The following post is written by one of our Psychology interns, Kayla, who has been interning with us since June. Kayla attends Michigan State University and is interested in pursuing a career in the Human Services Field.

Lately, on social media, in the news, in our communities, etc. there has been an increase in awareness and encouragement of survivors sharing their stories of abuse. For instance, the #MeToo movement. The stories have propelled a rise to action, however, there is still much work to be done going forward.

     A reoccurring problem, victim blaming, is when we think the victim is at fault for the harm that was done to them. A common example is some may say an individual was victimized due to the way they were dressed, or they were walking home alone late at night. These statements take the blame off the perpetrator and onto the victim. Research has attributed the tendency to victim blame to the just-world phenomenon, which basically is the belief that the world is just and people get what they deserve. People want to believe that the world is fair, so they tend to rationalize the situation and in turn can end up blaming the victim. However, 1 in 10 children will be a victim of sexual abuse before their 18th birthday.

     Victim blaming can also affect children who have experienced abuse. It can have a great impact on whether a child discloses and what details they share. Questioning the victim can possibly make them wonder if they should blame themselves for the abuse because of the lack of support and belief in their story. A child may have a difficult time disclosing because the situation could have involved a family member or family friend and they are scared they won’t be believed, or worse blamed. It is estimated that 30 to 80% of victims do not disclose child abuse before adulthood.

     When a story is told and victim blaming occurs, it is sometimes referred to as revictimization. The abuse that they go through is the initial wound and the second can result from how people around them respond. To avoid re-victimizing a victim we can:

·        Begin by believing the victim. Let the child know that you believe him/her.

·        Tell him/her that it is not their fault and that they are not in trouble. Sometimes self-blame occurs and it is important to address that they didn’t put themselves in the situation.

·        Understand that disclosure can be a dynamic event rather than a static one. Disclosure can be a process and one may share several things throughout a period of time. It does not mean that we should think they are lying or believe them less.

·        Don’t ask them too many questions. Reach out to law enforcement or DHHS to set up a proper interview.
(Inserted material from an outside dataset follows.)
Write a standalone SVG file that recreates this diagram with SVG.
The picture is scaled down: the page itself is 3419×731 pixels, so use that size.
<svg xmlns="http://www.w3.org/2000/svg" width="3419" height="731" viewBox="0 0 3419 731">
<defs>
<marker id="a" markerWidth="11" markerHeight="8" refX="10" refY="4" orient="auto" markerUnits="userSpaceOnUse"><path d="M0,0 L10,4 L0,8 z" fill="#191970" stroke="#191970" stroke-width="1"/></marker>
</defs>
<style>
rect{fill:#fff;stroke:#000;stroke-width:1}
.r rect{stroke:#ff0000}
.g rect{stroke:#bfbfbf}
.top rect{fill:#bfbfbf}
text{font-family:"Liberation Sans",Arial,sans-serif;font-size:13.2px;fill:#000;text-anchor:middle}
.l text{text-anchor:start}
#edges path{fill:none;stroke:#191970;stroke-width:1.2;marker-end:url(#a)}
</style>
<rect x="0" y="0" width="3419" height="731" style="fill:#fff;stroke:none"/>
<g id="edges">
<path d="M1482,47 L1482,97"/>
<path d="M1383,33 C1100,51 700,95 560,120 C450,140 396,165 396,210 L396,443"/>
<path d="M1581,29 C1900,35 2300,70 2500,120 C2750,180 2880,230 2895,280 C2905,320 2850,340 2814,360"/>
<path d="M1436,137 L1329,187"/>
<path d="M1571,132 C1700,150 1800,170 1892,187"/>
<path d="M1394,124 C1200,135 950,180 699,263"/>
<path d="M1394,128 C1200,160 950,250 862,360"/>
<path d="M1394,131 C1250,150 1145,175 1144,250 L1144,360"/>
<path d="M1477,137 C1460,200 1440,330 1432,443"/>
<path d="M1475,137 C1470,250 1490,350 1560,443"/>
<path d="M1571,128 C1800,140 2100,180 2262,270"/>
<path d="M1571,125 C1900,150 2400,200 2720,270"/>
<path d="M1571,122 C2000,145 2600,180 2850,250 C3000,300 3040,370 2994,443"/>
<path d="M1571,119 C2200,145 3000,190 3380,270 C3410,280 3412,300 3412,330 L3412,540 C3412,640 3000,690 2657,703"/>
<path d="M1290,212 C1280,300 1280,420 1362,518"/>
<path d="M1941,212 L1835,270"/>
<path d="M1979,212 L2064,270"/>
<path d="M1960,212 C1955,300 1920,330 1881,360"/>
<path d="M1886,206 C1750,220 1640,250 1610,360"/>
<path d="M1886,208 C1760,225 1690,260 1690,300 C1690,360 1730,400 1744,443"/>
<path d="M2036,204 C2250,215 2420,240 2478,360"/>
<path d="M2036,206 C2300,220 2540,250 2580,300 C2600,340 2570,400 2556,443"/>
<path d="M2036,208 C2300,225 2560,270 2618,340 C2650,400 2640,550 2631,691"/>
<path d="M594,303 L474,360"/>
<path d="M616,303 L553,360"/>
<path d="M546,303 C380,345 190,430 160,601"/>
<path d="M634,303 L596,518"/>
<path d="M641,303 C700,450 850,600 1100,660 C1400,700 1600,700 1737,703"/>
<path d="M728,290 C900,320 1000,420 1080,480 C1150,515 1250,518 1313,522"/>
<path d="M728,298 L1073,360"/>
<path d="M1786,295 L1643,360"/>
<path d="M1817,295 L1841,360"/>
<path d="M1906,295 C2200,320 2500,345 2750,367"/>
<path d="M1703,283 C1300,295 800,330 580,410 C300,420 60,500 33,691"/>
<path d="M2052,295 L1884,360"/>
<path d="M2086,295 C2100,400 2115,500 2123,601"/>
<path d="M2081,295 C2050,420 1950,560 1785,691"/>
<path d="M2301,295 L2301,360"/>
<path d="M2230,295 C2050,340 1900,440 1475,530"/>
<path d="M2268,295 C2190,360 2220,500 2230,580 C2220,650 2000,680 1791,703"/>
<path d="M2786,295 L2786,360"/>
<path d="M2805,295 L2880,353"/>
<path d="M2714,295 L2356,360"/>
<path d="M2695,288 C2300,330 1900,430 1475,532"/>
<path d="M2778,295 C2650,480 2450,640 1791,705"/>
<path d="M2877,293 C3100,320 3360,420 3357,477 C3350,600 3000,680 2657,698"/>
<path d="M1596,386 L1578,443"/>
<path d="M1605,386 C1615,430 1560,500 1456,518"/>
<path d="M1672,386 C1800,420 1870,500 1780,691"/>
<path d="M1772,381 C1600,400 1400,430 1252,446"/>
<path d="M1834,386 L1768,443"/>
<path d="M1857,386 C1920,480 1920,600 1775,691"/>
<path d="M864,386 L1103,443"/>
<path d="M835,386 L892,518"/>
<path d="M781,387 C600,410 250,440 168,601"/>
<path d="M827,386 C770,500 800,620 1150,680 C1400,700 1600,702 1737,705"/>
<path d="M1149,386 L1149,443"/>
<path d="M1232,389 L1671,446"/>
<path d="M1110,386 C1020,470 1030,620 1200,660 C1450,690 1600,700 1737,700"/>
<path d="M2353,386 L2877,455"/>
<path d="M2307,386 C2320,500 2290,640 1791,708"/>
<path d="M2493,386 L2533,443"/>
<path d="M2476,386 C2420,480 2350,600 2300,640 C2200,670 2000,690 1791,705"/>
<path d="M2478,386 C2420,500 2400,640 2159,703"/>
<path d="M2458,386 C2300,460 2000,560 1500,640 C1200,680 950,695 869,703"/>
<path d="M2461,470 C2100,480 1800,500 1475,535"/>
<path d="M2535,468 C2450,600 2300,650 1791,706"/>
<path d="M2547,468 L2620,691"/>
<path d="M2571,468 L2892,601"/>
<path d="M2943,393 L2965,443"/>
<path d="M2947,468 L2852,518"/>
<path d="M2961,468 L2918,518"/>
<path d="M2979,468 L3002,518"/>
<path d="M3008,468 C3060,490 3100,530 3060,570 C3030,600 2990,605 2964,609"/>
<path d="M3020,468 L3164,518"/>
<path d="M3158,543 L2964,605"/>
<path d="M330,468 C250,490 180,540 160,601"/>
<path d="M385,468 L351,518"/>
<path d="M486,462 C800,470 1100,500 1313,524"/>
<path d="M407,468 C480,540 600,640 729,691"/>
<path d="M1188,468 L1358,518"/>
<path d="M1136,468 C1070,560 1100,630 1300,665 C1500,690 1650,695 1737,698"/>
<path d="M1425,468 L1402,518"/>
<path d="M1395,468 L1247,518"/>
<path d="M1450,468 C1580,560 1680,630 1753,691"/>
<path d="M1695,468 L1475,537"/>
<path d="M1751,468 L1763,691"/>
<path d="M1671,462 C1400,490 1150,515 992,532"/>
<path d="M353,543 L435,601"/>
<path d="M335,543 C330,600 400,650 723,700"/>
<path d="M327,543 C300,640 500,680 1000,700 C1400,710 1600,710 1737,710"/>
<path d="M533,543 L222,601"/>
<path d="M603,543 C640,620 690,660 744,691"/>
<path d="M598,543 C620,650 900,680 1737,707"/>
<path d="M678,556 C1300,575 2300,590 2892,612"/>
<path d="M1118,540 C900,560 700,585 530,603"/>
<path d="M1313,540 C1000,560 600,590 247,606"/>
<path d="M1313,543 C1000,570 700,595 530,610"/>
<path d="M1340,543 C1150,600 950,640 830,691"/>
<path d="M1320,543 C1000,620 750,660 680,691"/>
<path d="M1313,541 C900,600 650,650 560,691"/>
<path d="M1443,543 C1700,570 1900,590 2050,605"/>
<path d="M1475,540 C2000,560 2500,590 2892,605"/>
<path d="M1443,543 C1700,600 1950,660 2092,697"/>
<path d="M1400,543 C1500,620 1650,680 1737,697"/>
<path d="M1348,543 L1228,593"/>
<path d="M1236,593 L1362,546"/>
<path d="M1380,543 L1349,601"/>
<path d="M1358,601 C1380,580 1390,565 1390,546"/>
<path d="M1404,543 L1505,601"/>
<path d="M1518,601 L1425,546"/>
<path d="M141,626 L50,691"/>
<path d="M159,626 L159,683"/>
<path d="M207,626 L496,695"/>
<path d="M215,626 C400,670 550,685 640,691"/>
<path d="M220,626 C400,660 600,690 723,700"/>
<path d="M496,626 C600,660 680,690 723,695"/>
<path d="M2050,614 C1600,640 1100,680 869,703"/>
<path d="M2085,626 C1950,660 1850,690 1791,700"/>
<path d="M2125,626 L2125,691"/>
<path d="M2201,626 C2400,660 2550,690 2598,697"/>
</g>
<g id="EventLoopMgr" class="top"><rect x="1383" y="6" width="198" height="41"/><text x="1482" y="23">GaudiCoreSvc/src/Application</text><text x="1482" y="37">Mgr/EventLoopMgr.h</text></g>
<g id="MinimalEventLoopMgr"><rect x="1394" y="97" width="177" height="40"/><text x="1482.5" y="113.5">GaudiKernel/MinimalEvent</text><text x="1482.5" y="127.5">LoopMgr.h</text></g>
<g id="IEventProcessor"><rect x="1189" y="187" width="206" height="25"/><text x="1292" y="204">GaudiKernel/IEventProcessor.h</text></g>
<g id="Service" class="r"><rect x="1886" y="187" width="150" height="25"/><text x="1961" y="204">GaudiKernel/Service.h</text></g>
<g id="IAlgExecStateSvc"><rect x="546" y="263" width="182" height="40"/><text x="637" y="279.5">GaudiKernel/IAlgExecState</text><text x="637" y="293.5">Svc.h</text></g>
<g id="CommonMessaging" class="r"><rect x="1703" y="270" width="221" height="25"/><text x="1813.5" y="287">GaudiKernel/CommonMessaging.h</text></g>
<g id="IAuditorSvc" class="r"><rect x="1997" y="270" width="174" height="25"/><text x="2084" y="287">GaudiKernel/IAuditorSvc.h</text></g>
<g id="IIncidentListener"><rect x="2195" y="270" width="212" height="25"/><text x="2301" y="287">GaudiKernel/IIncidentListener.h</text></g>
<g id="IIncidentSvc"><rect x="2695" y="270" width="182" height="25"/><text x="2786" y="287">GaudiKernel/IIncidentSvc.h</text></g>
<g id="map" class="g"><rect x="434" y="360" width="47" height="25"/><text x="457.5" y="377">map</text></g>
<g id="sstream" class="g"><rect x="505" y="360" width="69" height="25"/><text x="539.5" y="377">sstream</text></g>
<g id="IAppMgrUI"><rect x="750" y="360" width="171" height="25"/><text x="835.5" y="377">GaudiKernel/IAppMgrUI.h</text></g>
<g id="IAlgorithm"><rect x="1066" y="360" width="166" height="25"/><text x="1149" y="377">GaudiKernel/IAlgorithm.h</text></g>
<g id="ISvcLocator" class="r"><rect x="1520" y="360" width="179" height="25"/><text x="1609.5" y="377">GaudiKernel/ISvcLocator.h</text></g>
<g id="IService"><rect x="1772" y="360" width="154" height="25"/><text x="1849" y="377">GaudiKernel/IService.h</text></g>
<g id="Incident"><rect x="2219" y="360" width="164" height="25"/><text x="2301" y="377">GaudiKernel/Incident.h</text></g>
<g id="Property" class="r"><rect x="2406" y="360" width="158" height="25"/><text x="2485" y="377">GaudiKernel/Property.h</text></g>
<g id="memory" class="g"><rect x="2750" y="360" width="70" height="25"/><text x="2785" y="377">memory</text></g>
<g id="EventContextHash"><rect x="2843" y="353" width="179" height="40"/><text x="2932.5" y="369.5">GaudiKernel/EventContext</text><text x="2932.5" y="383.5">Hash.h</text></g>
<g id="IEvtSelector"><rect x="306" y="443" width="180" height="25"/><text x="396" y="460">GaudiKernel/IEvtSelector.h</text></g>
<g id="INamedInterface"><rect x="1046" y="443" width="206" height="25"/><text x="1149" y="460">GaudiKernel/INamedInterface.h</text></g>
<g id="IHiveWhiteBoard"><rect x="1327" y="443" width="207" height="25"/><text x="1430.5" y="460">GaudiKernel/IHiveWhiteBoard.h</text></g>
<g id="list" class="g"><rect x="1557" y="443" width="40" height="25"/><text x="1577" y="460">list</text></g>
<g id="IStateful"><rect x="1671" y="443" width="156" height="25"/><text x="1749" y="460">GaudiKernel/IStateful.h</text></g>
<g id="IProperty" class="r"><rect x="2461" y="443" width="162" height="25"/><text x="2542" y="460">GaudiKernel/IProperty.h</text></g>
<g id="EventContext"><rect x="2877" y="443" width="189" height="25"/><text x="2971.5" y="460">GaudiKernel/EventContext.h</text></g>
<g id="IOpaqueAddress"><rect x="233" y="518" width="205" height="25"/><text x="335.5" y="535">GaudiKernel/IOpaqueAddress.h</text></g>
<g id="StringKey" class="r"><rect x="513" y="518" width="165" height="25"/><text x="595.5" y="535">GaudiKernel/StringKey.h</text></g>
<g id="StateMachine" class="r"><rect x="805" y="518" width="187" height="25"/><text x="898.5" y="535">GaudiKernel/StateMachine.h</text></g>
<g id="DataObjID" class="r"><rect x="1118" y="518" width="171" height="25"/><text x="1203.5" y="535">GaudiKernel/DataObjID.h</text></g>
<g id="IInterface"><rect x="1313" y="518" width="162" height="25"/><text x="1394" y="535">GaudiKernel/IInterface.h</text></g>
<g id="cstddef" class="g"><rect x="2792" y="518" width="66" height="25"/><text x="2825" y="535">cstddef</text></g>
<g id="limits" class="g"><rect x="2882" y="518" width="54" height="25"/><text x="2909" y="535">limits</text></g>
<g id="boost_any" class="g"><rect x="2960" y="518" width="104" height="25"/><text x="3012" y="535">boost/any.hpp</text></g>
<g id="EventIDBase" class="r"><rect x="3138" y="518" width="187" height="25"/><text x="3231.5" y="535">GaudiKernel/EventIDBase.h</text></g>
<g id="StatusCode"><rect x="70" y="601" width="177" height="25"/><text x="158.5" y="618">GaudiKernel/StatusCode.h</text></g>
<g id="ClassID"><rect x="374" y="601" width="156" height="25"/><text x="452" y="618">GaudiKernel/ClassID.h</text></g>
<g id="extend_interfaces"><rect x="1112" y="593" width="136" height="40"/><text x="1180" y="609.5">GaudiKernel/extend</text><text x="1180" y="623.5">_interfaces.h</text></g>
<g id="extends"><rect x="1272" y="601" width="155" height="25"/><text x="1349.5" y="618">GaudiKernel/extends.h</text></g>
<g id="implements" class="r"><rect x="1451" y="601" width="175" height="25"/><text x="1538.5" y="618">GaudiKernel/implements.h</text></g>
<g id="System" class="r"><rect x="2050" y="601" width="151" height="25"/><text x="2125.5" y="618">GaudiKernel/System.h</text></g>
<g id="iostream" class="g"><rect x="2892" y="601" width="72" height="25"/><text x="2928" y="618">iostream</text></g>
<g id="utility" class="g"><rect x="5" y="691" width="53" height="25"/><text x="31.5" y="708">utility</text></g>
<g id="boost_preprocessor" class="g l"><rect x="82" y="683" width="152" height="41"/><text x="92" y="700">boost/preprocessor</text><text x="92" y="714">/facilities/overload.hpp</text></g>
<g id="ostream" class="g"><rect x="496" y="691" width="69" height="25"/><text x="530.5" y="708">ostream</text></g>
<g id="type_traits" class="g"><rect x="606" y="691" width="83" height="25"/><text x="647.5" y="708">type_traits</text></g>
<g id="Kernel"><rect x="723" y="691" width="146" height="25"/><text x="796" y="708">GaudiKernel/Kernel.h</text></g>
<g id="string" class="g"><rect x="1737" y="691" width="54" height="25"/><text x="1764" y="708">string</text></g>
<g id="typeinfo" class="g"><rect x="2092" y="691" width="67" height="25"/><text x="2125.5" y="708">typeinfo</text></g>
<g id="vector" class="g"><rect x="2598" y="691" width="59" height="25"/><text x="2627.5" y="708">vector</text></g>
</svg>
 If a child discloses to you, it should always be taken seriously. Ensure that the child knows that you believe him/her. Remain calm and explain that it is not their fault. Do not investigate by asking probing questions, listen to what the child tells you and give positive feedback by saying things such as, “It takes courage to tell, and I am here for you.” Report any child abuse or suspicion of abuse to the Department of Health Services and/or Law Enforcement.